Thursday, March 4, 2010

Fighting Dirty Saves Lives

By Matthew Schafer
Copyright 2010, All Rights Reserved



In the search for practical self-defense the topic of rules, formalities, and social conventions must be addressed. Most people are taught from a young age that it is not appropriate to get into a fight and if you did find yourself in a situation where you had to fight there was a “right” way to do it.

To address the first social convention (it is not appropriate to fight) I would have to say that I agree. Getting into a fight is a very poor method of resolving an issue and I certainly do not advocate fighting. However, it must be made clear that violence is not always avoidable. The idea that all you have to do is just walk away from a potential fight and you can avoid violence is purely a social convention. If it was true then how do you explain that in America a woman is sexually assaulted every 90 seconds? To follow the logic, if the woman had just walked away she could have avoided the assault.

“Fighting” consists of two or more people agreeing to engage in a physical altercation which is usually structured. Criminal violence, on the other hand, finds you whether you look for it or not. Self-defense addresses the criminal violence side of physical altercations where you do not have a choice of whether or not you enter into it.

The second social convention I’m addressing is the topic of a “right” and “wrong” way to fight. Most people are taught from a young age the concept of “dirty fighting”. They are taught that if you get into a fight you put your hands up and punch; you NEVER slap, bite, kick, scratch, attack the groin, or hit someone when they’re down.

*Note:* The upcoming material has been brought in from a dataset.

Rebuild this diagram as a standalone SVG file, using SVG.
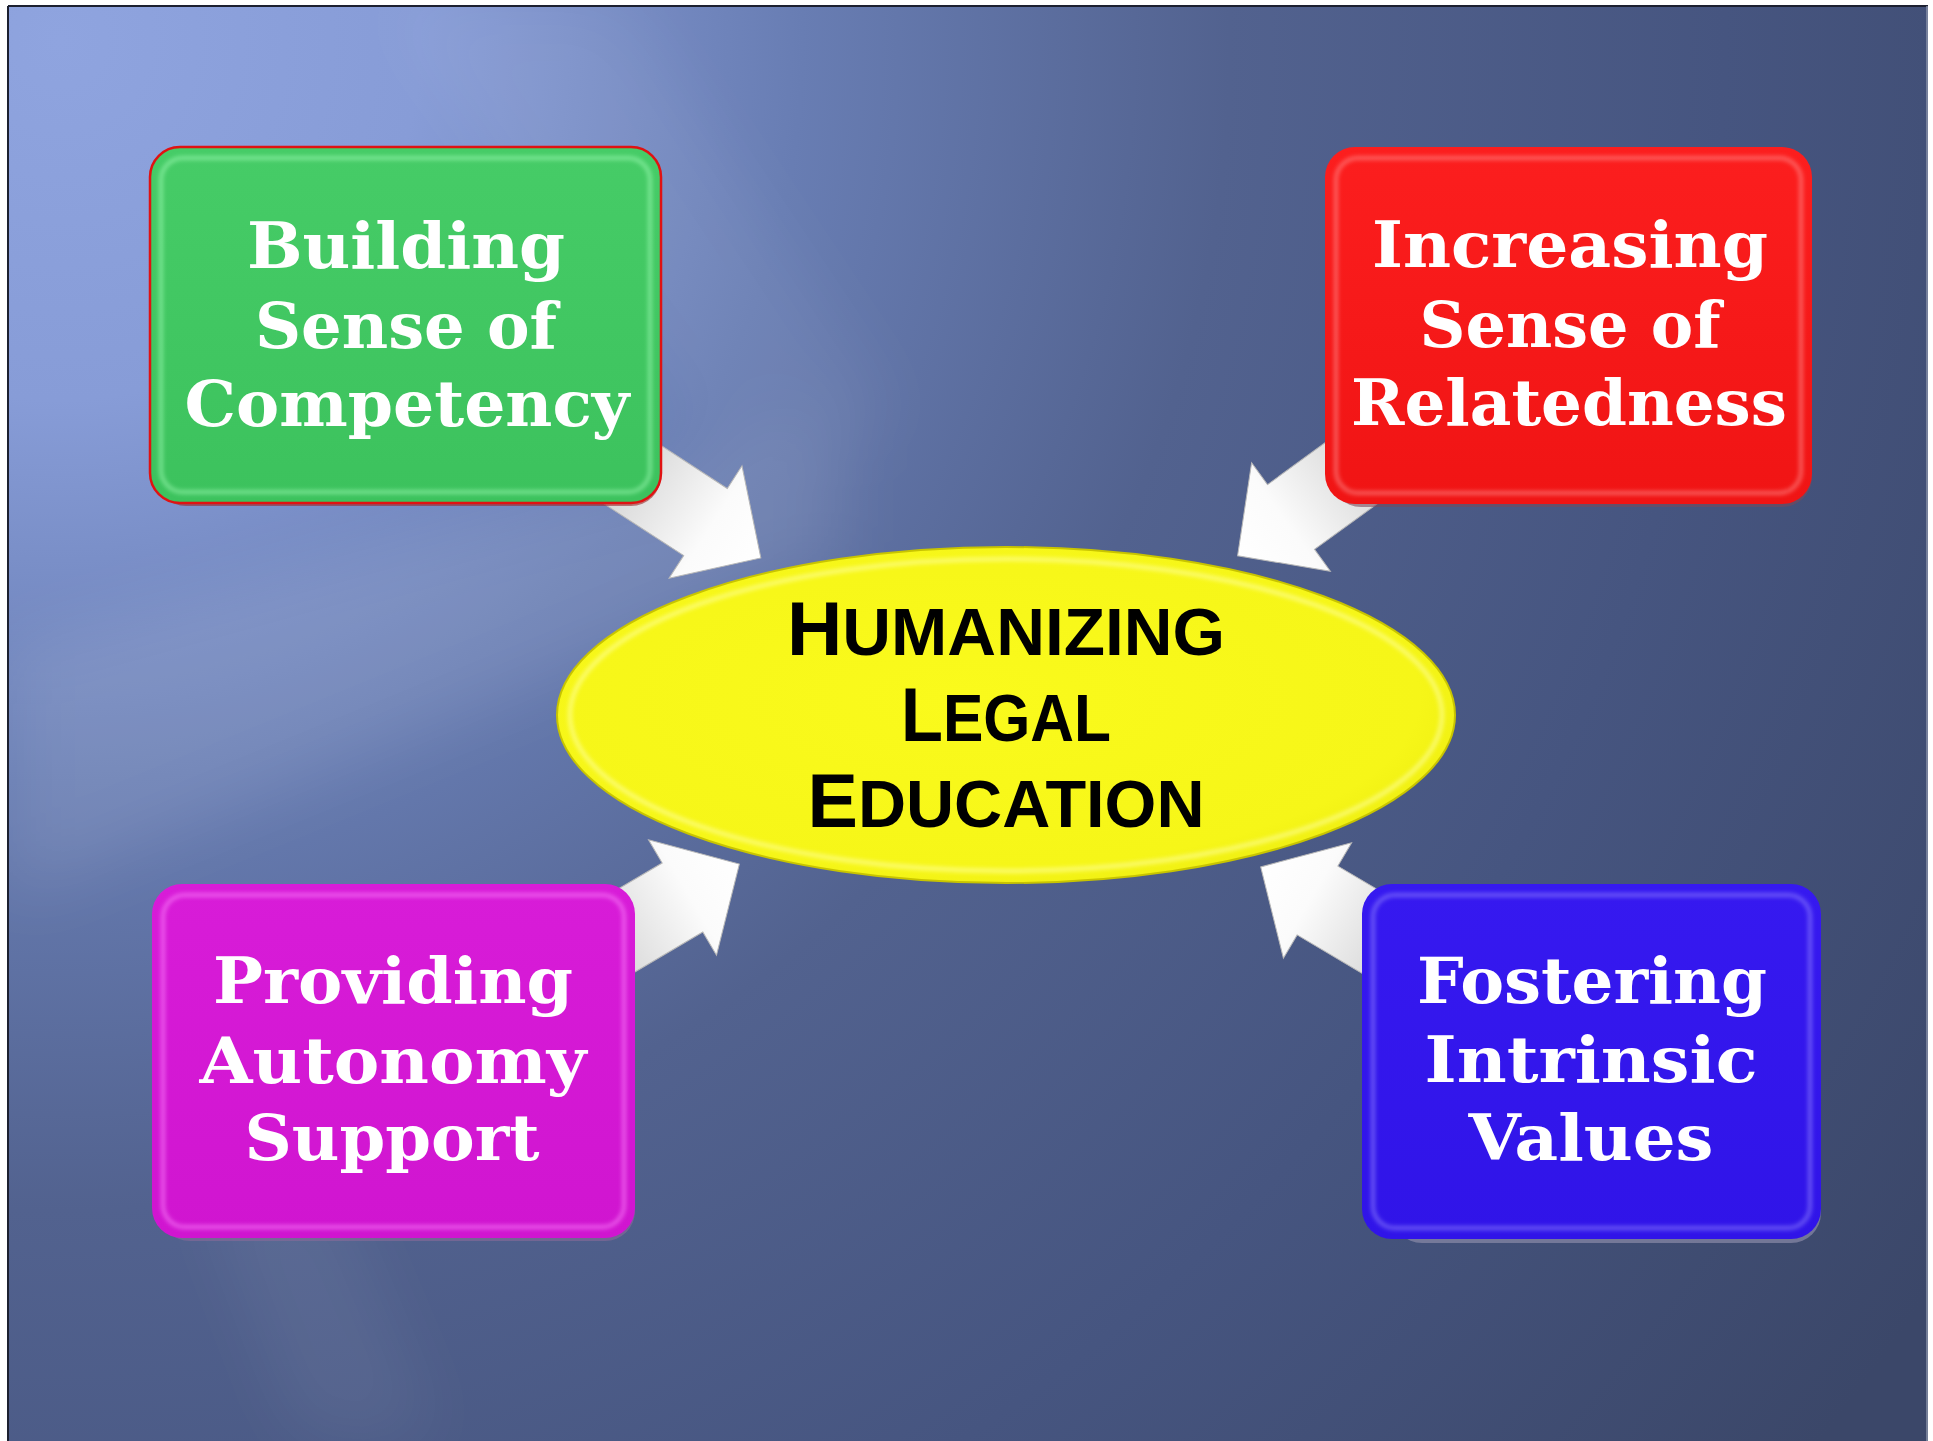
<svg xmlns="http://www.w3.org/2000/svg" width="1933" height="1441" viewBox="0 0 1933 1441">
  <defs>
    <radialGradient id="bgGrad" gradientUnits="userSpaceOnUse" cx="60" cy="40" r="2250">
      <stop offset="0" stop-color="#8fa4df"/>
      <stop offset="0.16" stop-color="#879cd7"/>
      <stop offset="0.33" stop-color="#687db3"/>
      <stop offset="0.52" stop-color="#52628f"/>
      <stop offset="0.74" stop-color="#465580"/>
      <stop offset="1" stop-color="#3b4769"/>
    </radialGradient>
    <filter id="blurBig" x="-20%" y="-20%" width="140%" height="140%">
      <feGaussianBlur stdDeviation="35"/>
    </filter>
    <filter id="blurSm" x="-5%" y="-5%" width="110%" height="110%">
      <feGaussianBlur stdDeviation="2"/>
    </filter>
    <linearGradient id="arrowGrad" gradientUnits="userSpaceOnUse" x1="-170" y1="0" x2="66" y2="0">
      <stop offset="0" stop-color="#bcbcbc"/>
      <stop offset="0.45" stop-color="#e2e2e2"/>
      <stop offset="0.75" stop-color="#fbfbfb"/>
      <stop offset="1" stop-color="#ffffff"/>
    </linearGradient>
    <linearGradient id="gGreen" x1="0" y1="0" x2="0" y2="1">
      <stop offset="0" stop-color="#46cc67"/>
      <stop offset="1" stop-color="#3cc25d"/>
    </linearGradient>
    <linearGradient id="gRed" x1="0" y1="0" x2="0" y2="1">
      <stop offset="0" stop-color="#fc1e1e"/>
      <stop offset="1" stop-color="#f01414"/>
    </linearGradient>
    <linearGradient id="gMag" x1="0" y1="0" x2="0" y2="1">
      <stop offset="0" stop-color="#d81cd8"/>
      <stop offset="1" stop-color="#d015d0"/>
    </linearGradient>
    <linearGradient id="gBlue" x1="0" y1="0" x2="0" y2="1">
      <stop offset="0" stop-color="#3619f0"/>
      <stop offset="1" stop-color="#3014e8"/>
    </linearGradient>
    <radialGradient id="gYellow" cx="0.45" cy="0.45" r="0.6">
      <stop offset="0" stop-color="#fafa1c"/>
      <stop offset="0.85" stop-color="#f6f618"/>
      <stop offset="1" stop-color="#eeee10"/>
    </radialGradient>
    <path id="arrowShape" d="M-170,-40 L0,-40 L0,-67 L66,0 L0,67 L0,40 L-170,40 Z"/>
  </defs>
  <style>
    .box { stroke: none; }
    .rim { fill: none; stroke-opacity: 0.55; stroke-width: 4; }
    .lbl { font-family: "DejaVu Serif", "Liberation Serif", serif; font-weight: bold; font-size: 64px; fill: #ffffff; text-anchor: middle; }
    .ctr { font-family: "Liberation Sans", Arial, sans-serif; font-weight: 700; font-size: 67px; fill: #000000; text-anchor: middle; }
    .cap { font-size: 76px; }
    .arrow { fill: url(#arrowGrad); stroke: #b8b8b8; stroke-width: 1; }
  </style>

  <!-- background -->
  <rect x="0" y="0" width="1933" height="1441" fill="#ffffff"/>
  <rect x="8" y="6" width="1920" height="1435" fill="url(#bgGrad)"/>
  <g filter="url(#blurBig)" fill="#ffffff">
    <polygon points="8,650 8,900 840,560 840,420" opacity="0.10"/>
    <polygon points="200,1180 330,1180 440,1441 300,1441" opacity="0.06"/>
    <polygon points="380,0 620,0 900,420 720,470" opacity="0.06"/>
  </g>
  <line x1="8" y1="6" x2="1928" y2="6" stroke="#1c2030" stroke-width="2"/>
  <line x1="8" y1="6" x2="8" y2="1441" stroke="#1c2030" stroke-width="2"/>
  <line x1="1927" y1="6" x2="1927" y2="1441" stroke="#8a92a8" stroke-width="1.5"/>

  <!-- center node -->
  <g id="node-center">
    <ellipse cx="1006" cy="715" rx="449" ry="168" fill="url(#gYellow)" stroke="#c8c400" stroke-width="2"/>
    <ellipse cx="1006" cy="715" rx="436" ry="156" fill="none" stroke="#ffffa0" stroke-opacity="0.7" stroke-width="4" filter="url(#blurSm)"/>
    <text class="ctr" x="1006" y="655" textLength="438" lengthAdjust="spacingAndGlyphs"><tspan class="cap">H</tspan>UMANIZING</text>
    <text class="ctr" x="1006" y="741" textLength="210" lengthAdjust="spacingAndGlyphs"><tspan class="cap">L</tspan>EGAL</text>
    <text class="ctr" x="1006" y="827" textLength="397" lengthAdjust="spacingAndGlyphs"><tspan class="cap">E</tspan>DUCATION</text>
  </g>

  <!-- connectors -->
  <g id="connectors">
    <use href="#arrowShape" class="arrow" transform="translate(705.5,522) rotate(33)"/>
    <use href="#arrowShape" class="arrow" transform="translate(1291,517) rotate(144)"/>
    <use href="#arrowShape" class="arrow" transform="translate(682.5,897.5) rotate(-30.5)"/>
    <use href="#arrowShape" class="arrow" transform="translate(1317.5,900.5) rotate(210.6)"/>
  </g>

  <!-- nodes -->
  <g id="node-competency">
    <rect x="156" y="152" width="505" height="354" rx="30" fill="#9a2a2a" opacity="0.6"/>
    <rect class="box" x="150" y="147" width="511" height="356" rx="30" fill="url(#gGreen)"/>
    <rect class="rim" x="161" y="158" width="489" height="334" rx="22" stroke="#a8ffbc" filter="url(#blurSm)"/>
    <rect x="150" y="147" width="511" height="356" rx="30" fill="none" stroke="#e01212" stroke-width="2.5"/>
    <text class="lbl" x="406" y="268" textLength="318" lengthAdjust="spacingAndGlyphs">Building</text>
    <text class="lbl" x="406" y="348" textLength="302" lengthAdjust="spacingAndGlyphs">Sense of</text>
    <text class="lbl" x="407" y="426" textLength="445" lengthAdjust="spacingAndGlyphs">Competency</text>
  </g>

  <g id="node-relatedness">
    <rect x="1331" y="152" width="481" height="355" rx="30" fill="#7a4a5a" opacity="0.6"/>
    <rect class="box" x="1325" y="147" width="487" height="357" rx="30" fill="url(#gRed)"/>
    <rect class="rim" x="1336" y="158" width="465" height="335" rx="22" stroke="#ff9a9a" stroke-opacity="0.45" filter="url(#blurSm)"/>
    <text class="lbl" x="1570" y="267" textLength="396" lengthAdjust="spacingAndGlyphs">Increasing</text>
    <text class="lbl" x="1570" y="347" textLength="301" lengthAdjust="spacingAndGlyphs">Sense of</text>
    <text class="lbl" x="1569" y="425" textLength="436" lengthAdjust="spacingAndGlyphs">Relatedness</text>
  </g>

  <g id="node-autonomy">
    <rect x="160" y="889" width="475" height="352" rx="30" fill="#8a6a9a" opacity="0.6"/>
    <rect class="box" x="152" y="884" width="483" height="354" rx="30" fill="url(#gMag)"/>
    <rect class="rim" x="163" y="895" width="461" height="332" rx="22" stroke="#ff90ff" stroke-opacity="0.45" filter="url(#blurSm)"/>
    <text class="lbl" x="393" y="1003" textLength="360" lengthAdjust="spacingAndGlyphs">Providing</text>
    <text class="lbl" x="393" y="1083" textLength="387" lengthAdjust="spacingAndGlyphs">Autonomy</text>
    <text class="lbl" x="392" y="1160" textLength="295" lengthAdjust="spacingAndGlyphs">Support</text>
  </g>

  <g id="node-intrinsic">
    <rect x="1392" y="889" width="429" height="354" rx="30" fill="#8a8aa8" opacity="0.7"/>
    <rect class="box" x="1362" y="884" width="459" height="355" rx="30" fill="url(#gBlue)"/>
    <rect class="rim" x="1373" y="895" width="437" height="333" rx="22" stroke="#9a90ff" stroke-opacity="0.45" filter="url(#blurSm)"/>
    <text class="lbl" x="1592" y="1003" textLength="350" lengthAdjust="spacingAndGlyphs">Fostering</text>
    <text class="lbl" x="1591" y="1082" textLength="333" lengthAdjust="spacingAndGlyphs">Intrinsic</text>
    <text class="lbl" x="1591" y="1160" textLength="245" lengthAdjust="spacingAndGlyphs">Values</text>
  </g>
</svg>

The reason the rules of fighting came about was because “civilized fighting” was equated with boxing. In order to make fighting more civilized society attached a sport mindset to it. The thinking was that if both parties put their hands up and slugged it out like civilized persons in a structured manner there would be less damage to both parties. The problem with this today is that few people respect the rules.

If you look down upon “fighting dirty” and decide that you’re going to follow the rules in a violent altercation then the issue arises of whether the other person will do the same. If you put your hands up to box and expect the other person to do the same, then you’ll be caught off guard when they kick you in the groin then stomp on your head while you’re on the ground. While rules are a great thing, they only work if everyone follows them.

The main reason why people don’t respect the rules is that all the things that are “dirty” are the things that work the best. Think about a UFC fight or a boxing match; both parties dance around and hit each other repeatedly round after round and often the fight ends up being decided not on who actually wins but who scores the most points. Think of all the trauma that each person absorbs during the fight then think about the things that make the referee jump in and stop the fight. 9 times out of 10 the thing that makes the referee jump in and stop/pause the fight is because something “dirty” happens (usually by accident). Someone gets poked in the eye, hit in the throat, groin, or gets a finger bent back. When these things happen the referee stops it right away because these things generally result in an injury and sport fighters want to beat on each other but don’t actually want to injure each other. That is great in a sporting application but could prove to be a lethal mistake if you are fighting for your life.

You can punch someone in the face repeatedly and cause little reaction, but poke them in the eye once and suddenly they can’t continue the fight. All the things that are “dirty” are “dirty” because they work. It is far more civilized to punch someone in the mouth then it is to punch them in the throat, however, a shot in the mouth may make them say “oww” or piss them off while a punch to the throat can close the airway and may prove lethal.

Following the rules and making them say “oww”, or “fighting dirty” and making them fall to the ground, start coughing, and not being able to breathe…what methodology do you want to follow when you get attacked?

If you plan on surviving a criminal assault it is important that you realize that “dirty fighting” is merely a social convention with its place existing solely in a socialized situation. The minute someone steps outside of socialized behavior and assaults you in a life threatening manner the only appropriate response is to step outside socialized behavior yourself and go for what works as fast as you can.

Socialized responses are only appropriate for socialized problems. When your life is under threat the only way you’ll survive is to leave the rules in the ring and do anything in your power to injure the other person before they injure you.